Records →
____________
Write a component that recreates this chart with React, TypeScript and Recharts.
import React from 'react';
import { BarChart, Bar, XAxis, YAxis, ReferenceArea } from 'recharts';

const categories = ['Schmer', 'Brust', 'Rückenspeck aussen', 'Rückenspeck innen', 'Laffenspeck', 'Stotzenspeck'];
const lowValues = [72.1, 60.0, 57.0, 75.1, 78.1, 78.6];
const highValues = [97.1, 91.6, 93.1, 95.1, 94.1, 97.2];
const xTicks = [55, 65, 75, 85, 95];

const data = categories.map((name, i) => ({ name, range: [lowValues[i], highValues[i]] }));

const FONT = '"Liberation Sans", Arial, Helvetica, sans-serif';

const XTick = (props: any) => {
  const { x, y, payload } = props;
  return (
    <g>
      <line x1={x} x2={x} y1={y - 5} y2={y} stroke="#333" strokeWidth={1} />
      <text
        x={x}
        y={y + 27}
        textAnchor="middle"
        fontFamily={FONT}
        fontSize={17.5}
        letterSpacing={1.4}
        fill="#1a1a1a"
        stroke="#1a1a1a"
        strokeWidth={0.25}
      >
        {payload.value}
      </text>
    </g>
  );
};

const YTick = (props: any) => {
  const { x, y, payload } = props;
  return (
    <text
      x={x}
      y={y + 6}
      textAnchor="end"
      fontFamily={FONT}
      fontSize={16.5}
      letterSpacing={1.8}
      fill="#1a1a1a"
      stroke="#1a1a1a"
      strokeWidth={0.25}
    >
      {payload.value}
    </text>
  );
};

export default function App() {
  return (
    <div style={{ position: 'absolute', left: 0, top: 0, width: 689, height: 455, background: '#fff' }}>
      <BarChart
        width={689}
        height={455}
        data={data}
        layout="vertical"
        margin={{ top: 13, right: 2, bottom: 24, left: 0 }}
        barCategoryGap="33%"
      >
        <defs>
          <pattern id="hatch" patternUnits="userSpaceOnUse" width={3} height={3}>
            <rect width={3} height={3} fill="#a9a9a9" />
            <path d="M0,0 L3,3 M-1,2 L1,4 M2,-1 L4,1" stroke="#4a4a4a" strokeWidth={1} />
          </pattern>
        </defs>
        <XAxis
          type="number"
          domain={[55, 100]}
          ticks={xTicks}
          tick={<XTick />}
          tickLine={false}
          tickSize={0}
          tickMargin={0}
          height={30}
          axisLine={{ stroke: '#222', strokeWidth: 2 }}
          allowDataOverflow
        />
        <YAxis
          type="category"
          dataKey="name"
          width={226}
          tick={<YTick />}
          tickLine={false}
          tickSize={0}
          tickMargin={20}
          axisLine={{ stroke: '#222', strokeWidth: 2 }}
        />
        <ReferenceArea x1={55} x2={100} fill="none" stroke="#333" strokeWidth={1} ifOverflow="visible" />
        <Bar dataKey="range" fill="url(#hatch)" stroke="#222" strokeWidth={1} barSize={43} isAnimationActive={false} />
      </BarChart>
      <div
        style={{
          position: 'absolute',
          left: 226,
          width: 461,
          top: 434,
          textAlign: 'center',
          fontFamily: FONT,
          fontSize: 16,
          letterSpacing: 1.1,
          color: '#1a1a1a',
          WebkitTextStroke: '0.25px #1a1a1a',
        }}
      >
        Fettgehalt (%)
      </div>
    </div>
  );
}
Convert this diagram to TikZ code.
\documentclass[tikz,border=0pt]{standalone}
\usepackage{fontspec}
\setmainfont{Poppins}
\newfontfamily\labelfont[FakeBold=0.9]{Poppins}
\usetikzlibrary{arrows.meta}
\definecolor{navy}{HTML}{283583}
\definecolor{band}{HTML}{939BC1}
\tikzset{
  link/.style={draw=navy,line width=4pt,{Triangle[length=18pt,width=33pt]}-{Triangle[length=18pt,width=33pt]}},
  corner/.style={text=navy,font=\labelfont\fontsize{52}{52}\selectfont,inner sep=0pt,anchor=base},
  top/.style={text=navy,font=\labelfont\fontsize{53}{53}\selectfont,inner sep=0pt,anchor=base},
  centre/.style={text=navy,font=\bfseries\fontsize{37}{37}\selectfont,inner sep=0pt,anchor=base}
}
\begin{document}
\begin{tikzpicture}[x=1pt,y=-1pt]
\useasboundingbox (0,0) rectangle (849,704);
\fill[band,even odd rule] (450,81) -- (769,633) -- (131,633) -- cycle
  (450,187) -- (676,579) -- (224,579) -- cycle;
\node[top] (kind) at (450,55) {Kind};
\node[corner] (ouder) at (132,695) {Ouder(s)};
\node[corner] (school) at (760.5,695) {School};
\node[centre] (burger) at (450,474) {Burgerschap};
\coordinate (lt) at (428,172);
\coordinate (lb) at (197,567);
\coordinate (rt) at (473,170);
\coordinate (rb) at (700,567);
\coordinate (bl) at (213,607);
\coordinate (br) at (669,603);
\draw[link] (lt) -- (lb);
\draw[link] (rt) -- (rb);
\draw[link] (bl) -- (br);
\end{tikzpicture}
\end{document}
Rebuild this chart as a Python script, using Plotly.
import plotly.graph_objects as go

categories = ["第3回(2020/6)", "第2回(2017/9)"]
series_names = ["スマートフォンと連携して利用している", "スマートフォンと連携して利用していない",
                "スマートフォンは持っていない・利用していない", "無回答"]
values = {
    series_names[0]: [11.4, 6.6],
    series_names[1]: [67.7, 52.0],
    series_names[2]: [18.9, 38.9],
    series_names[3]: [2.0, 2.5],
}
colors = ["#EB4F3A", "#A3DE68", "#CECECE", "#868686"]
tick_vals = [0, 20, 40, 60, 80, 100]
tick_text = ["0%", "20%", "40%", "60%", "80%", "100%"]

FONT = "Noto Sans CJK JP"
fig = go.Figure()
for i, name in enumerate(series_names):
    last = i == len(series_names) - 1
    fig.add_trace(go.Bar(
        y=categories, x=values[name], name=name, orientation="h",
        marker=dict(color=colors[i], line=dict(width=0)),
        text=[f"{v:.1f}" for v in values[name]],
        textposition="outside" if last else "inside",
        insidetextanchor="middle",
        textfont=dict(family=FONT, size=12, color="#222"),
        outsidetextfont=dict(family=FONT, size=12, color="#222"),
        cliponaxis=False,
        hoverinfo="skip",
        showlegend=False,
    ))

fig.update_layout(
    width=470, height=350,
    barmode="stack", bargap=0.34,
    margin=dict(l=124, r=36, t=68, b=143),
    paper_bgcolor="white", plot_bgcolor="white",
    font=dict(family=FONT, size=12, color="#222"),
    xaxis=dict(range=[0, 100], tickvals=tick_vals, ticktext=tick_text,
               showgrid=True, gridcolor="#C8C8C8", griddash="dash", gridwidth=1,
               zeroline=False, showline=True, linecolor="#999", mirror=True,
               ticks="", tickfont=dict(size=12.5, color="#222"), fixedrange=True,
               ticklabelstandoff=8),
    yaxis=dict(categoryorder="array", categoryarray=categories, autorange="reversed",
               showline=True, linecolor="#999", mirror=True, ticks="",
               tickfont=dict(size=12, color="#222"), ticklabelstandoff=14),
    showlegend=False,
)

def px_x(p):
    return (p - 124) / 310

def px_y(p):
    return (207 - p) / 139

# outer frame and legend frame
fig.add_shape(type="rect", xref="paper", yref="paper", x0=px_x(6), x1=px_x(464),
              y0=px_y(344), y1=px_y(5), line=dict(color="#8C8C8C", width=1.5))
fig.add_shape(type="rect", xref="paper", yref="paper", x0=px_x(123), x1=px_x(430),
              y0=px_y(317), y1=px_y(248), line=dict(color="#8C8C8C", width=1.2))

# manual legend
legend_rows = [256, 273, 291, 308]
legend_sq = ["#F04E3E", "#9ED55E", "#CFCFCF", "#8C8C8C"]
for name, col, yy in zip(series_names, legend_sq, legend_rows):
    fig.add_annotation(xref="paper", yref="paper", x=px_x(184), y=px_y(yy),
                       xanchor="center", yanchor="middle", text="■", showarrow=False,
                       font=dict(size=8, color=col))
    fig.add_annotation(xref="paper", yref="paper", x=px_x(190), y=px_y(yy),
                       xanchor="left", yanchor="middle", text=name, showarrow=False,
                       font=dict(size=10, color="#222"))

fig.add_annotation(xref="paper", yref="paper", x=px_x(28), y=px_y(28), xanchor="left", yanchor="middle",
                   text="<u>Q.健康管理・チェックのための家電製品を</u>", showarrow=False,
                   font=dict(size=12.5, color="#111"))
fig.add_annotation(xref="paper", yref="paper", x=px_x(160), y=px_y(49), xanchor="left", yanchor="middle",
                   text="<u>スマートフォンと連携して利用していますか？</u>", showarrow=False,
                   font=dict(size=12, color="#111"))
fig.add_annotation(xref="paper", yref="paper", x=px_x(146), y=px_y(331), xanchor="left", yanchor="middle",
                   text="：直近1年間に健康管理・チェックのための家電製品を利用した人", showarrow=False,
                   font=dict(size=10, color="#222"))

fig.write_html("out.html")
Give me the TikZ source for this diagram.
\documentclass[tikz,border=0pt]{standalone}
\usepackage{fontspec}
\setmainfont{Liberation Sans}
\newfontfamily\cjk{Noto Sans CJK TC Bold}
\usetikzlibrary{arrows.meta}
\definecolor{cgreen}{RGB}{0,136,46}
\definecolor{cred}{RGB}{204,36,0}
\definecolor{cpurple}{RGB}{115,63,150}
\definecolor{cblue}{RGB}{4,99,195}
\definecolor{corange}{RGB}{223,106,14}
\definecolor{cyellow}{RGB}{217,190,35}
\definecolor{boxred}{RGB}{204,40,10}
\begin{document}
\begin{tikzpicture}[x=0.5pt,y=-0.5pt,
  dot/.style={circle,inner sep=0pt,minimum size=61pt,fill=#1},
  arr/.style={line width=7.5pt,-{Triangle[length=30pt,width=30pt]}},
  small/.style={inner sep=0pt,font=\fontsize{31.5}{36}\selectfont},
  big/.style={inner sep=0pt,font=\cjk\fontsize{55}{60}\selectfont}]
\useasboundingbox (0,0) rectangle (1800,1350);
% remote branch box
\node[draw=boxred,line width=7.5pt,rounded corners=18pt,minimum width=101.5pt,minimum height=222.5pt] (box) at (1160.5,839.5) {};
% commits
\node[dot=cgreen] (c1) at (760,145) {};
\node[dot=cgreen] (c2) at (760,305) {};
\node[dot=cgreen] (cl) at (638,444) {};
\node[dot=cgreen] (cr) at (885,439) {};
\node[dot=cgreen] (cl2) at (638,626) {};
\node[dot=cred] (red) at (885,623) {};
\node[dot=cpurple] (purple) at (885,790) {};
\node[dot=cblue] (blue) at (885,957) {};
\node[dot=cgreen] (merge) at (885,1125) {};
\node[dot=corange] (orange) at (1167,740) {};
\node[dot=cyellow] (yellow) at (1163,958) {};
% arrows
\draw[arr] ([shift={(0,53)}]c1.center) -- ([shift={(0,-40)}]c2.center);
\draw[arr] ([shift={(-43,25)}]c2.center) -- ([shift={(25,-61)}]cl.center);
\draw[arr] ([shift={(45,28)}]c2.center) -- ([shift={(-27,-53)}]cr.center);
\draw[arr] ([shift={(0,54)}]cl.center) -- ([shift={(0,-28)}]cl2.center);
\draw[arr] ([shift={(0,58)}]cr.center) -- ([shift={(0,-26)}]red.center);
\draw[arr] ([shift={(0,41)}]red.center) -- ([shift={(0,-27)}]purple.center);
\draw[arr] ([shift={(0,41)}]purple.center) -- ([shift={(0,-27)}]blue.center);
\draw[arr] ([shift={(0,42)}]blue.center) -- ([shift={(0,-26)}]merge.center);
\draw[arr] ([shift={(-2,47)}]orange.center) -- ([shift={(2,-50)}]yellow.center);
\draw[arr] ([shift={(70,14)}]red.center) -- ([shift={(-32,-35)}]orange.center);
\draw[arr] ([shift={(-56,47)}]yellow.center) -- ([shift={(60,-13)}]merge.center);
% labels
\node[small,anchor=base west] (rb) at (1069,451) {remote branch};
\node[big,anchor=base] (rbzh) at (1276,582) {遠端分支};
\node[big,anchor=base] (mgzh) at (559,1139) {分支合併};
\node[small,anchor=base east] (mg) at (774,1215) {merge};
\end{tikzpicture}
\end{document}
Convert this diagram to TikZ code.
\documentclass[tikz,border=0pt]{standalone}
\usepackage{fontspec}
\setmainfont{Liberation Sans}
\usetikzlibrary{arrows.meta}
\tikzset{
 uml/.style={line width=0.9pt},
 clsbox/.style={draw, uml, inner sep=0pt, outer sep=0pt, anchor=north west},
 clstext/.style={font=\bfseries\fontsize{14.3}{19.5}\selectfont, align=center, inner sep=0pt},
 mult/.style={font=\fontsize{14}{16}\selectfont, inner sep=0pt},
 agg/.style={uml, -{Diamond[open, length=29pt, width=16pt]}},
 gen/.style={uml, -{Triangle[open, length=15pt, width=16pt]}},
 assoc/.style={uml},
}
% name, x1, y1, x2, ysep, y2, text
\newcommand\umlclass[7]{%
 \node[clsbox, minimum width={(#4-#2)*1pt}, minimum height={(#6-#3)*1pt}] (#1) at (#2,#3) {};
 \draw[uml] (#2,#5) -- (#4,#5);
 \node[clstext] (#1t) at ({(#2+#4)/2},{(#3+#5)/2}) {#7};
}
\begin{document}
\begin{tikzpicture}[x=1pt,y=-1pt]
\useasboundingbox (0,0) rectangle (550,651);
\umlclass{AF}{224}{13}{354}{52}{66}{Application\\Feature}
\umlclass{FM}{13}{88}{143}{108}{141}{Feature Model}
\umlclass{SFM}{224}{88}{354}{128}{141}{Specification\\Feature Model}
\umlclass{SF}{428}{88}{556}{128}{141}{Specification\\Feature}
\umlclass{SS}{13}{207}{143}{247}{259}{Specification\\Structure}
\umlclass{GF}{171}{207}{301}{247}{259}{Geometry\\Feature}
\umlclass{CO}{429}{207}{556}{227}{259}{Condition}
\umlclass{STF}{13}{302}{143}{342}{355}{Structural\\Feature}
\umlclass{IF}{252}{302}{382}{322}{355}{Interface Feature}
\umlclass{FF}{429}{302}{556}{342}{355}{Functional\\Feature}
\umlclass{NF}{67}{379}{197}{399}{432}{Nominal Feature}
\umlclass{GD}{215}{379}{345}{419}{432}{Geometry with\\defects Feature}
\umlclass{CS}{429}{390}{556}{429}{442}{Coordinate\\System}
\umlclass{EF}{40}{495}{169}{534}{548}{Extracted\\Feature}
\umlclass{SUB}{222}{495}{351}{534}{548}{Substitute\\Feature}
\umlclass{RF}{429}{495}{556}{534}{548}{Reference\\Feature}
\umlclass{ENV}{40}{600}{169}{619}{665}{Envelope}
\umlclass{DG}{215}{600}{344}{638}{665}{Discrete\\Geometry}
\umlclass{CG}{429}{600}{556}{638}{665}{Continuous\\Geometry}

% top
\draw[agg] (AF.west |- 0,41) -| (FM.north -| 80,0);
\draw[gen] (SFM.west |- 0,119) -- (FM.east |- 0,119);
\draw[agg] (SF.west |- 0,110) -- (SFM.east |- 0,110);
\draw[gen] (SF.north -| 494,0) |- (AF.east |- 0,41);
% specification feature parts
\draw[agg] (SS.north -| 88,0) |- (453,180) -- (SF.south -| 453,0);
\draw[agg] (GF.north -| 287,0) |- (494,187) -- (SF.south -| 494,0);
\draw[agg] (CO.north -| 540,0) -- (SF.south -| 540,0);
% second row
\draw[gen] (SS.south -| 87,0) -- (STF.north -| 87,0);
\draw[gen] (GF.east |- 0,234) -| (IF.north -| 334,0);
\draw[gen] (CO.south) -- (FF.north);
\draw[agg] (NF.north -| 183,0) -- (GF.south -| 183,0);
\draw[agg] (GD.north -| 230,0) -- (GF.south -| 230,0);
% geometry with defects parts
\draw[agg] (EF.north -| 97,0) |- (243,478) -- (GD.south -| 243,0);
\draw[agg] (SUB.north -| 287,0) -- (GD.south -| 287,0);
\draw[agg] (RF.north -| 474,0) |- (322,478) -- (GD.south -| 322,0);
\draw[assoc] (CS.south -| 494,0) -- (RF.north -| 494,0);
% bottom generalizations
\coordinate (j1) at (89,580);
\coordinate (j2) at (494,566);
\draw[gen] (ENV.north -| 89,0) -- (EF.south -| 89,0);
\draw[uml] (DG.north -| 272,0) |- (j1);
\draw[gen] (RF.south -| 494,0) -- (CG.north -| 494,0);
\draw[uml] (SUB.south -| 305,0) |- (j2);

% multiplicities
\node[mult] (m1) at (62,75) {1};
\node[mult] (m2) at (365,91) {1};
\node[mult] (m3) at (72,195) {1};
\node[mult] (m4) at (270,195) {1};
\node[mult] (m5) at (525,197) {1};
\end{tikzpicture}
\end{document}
____________
Aim of the task →
Include the first line, the line containing "const xTicks = [55, 65, 75, 85, 95];", and every line between them, copied exactly from the material above; output no other line.

Solution to this exercise →
Write a component that recreates this chart with React, TypeScript and Recharts.
import React from 'react';
import { BarChart, Bar, XAxis, YAxis, ReferenceArea } from 'recharts';

const categories = ['Schmer', 'Brust', 'Rückenspeck aussen', 'Rückenspeck innen', 'Laffenspeck', 'Stotzenspeck'];
const lowValues = [72.1, 60.0, 57.0, 75.1, 78.1, 78.6];
const highValues = [97.1, 91.6, 93.1, 95.1, 94.1, 97.2];
const xTicks = [55, 65, 75, 85, 95];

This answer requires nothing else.